How did birds evolve from dinosaurs? New clues help tell the story

There's no single "missing link" creature in the evolution of some dinosaurs into birds, researchers say, but rather a burst of evolution that produced thousands of bird species.

The anatomical features that define birds, including wings, feathers and wishbones to which wings are anchored, came about in a piecemeal fashion in some dinosaur bird ancestors over tens of millions of years, a study suggests.

However, once all the parts were in place, there was an evolutionary burst that led to the abundance of bird species in the world today, researchers say.

A study of fossils led by the University of Edinburgh yielded evidence that the emergence of birds around 150 million years ago was a long and gradual process as some dinosaur species slowly evolved to become more bird-like with time.

The researchers analyzed more than 800 body features displayed by 150 extinct bird species and close dinosaur relatives to construct a family tree that showed the first birds would have been difficult to distinguish from their nearest dinosaur ancestors.
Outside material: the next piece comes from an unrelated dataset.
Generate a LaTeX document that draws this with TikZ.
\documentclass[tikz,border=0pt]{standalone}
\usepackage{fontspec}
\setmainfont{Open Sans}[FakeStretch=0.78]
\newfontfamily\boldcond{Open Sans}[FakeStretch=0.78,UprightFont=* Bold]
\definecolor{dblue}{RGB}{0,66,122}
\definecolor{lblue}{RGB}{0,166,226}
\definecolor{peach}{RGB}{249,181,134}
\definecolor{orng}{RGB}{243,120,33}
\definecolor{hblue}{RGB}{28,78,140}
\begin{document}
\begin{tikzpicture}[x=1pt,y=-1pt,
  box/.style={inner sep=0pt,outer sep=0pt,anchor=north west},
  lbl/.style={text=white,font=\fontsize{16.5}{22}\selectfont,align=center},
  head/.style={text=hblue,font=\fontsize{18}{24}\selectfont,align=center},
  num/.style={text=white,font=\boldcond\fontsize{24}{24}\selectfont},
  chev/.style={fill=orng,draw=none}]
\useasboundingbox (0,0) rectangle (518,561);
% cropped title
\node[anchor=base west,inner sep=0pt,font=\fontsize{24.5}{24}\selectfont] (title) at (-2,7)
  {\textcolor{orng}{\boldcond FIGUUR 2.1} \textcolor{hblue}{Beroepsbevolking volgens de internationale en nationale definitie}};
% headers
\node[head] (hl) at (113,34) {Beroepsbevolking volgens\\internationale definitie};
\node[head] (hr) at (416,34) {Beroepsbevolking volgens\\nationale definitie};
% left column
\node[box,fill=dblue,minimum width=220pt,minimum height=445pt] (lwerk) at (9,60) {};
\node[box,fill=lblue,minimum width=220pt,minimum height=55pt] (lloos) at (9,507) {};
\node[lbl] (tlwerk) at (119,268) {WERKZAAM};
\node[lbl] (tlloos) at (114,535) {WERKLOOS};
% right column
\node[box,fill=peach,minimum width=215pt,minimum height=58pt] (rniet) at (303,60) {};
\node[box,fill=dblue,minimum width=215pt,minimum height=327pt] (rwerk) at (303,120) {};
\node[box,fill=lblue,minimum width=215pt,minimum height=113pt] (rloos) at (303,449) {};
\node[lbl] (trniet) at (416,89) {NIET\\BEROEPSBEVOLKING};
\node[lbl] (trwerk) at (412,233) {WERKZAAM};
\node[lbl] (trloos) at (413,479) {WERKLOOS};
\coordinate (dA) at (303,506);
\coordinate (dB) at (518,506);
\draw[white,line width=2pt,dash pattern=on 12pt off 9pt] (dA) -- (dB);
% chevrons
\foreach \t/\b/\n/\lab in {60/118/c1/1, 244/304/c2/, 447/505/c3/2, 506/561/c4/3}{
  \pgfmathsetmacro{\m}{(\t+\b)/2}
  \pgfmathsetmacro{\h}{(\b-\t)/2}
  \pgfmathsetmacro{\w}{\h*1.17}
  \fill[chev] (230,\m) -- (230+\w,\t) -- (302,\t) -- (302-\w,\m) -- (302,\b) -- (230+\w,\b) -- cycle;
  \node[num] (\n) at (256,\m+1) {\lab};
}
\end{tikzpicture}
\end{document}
That makes a hard dividing line in a family tree of birds and dinosaurs almost impossible to draw, researchers say.

"There was no moment in time when a dinosaur became a bird, and there is no single missing link between them," says Edinburgh study leader Steve Brusatte. "What we think of as the classic bird skeleton was pieced together gradually over tens of millions of years."
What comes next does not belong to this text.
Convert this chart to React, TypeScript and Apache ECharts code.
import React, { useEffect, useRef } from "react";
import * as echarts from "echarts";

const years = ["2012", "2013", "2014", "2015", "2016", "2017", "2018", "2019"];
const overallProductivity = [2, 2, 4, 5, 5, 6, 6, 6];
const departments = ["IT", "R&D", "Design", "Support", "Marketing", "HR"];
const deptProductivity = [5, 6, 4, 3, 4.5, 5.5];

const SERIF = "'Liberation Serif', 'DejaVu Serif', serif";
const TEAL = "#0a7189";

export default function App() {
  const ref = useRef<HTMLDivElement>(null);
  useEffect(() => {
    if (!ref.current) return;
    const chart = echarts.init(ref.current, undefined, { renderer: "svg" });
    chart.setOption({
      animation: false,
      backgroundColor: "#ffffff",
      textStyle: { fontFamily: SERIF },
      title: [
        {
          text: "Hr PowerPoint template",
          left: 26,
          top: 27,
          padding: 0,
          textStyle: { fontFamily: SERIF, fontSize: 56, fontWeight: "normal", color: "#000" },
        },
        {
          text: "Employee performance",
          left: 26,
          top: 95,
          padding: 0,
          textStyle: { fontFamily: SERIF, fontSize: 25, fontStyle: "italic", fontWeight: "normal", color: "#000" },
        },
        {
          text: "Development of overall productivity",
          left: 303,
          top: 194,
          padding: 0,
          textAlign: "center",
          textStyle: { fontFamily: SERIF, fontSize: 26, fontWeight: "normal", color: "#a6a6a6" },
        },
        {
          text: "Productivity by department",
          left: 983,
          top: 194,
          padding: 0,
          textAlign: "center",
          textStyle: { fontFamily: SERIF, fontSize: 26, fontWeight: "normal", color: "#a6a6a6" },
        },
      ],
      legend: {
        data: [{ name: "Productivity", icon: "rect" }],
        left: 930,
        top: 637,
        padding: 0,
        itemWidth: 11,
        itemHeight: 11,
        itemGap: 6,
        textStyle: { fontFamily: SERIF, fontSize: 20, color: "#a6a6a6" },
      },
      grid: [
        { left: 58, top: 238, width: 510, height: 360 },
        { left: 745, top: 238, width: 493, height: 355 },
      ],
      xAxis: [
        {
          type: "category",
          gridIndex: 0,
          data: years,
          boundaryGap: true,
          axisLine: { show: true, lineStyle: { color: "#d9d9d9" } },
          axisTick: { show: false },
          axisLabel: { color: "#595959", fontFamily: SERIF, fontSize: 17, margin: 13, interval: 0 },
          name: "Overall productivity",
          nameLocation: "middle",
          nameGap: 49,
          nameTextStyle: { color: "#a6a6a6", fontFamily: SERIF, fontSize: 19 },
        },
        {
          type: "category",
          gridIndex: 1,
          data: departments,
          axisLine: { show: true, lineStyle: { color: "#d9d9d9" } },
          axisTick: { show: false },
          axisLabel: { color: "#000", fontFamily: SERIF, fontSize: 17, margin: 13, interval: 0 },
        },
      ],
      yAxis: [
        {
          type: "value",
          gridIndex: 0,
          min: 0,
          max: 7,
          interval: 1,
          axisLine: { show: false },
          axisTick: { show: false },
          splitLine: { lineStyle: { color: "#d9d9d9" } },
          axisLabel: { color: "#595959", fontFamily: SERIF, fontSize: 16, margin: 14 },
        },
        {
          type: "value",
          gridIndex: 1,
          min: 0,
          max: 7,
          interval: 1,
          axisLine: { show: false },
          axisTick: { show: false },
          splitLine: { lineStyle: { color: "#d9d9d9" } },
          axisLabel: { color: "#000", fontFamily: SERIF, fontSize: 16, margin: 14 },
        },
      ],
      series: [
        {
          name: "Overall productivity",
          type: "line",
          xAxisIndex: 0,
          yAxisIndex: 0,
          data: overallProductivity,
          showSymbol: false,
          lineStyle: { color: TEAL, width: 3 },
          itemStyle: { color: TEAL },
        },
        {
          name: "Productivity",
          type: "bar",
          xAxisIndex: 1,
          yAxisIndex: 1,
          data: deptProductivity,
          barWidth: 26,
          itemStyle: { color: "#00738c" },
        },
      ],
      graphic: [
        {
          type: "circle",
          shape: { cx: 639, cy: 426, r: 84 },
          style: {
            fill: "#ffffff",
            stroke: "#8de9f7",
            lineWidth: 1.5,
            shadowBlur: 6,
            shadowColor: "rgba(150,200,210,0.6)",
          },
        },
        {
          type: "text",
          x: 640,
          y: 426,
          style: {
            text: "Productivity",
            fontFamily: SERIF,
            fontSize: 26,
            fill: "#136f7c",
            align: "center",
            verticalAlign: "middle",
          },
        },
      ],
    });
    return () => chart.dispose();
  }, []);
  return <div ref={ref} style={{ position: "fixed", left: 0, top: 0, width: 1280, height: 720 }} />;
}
The new findings support a theory, dating to the 1940s, which proposed that an evolutionary novelty -- in this case, flight -- can result in a rapid explosion of new species taking advantage of novel environmental niches.

"Once [the bird form] came together fully, it unlocked great evolutionary potential that allowed birds to evolve at a super-charged rate," Brusatte, a paleontologist, says.

While the label "bird" is rather arbitrarily applied, the researchers say, the feathered fossil Archaeopteryx probably can be considered the first of the group.

"It is particularly cool that it is evidence from the fossil record that shows how an oddball offshoot of the dinosaurs paved the way for the spectacular variety of bird species we see today," says study co-author Graeme Lloyd of the University of Oxford in England.

It's not altogether clear why birds were so successful and spawned the thousand of modern species, the researchers say, but Brusatte says it's possible the warm-blooded, fast-moving creatures were capable of surviving the conditions that led their non-avian dinosaur ancestors to die out.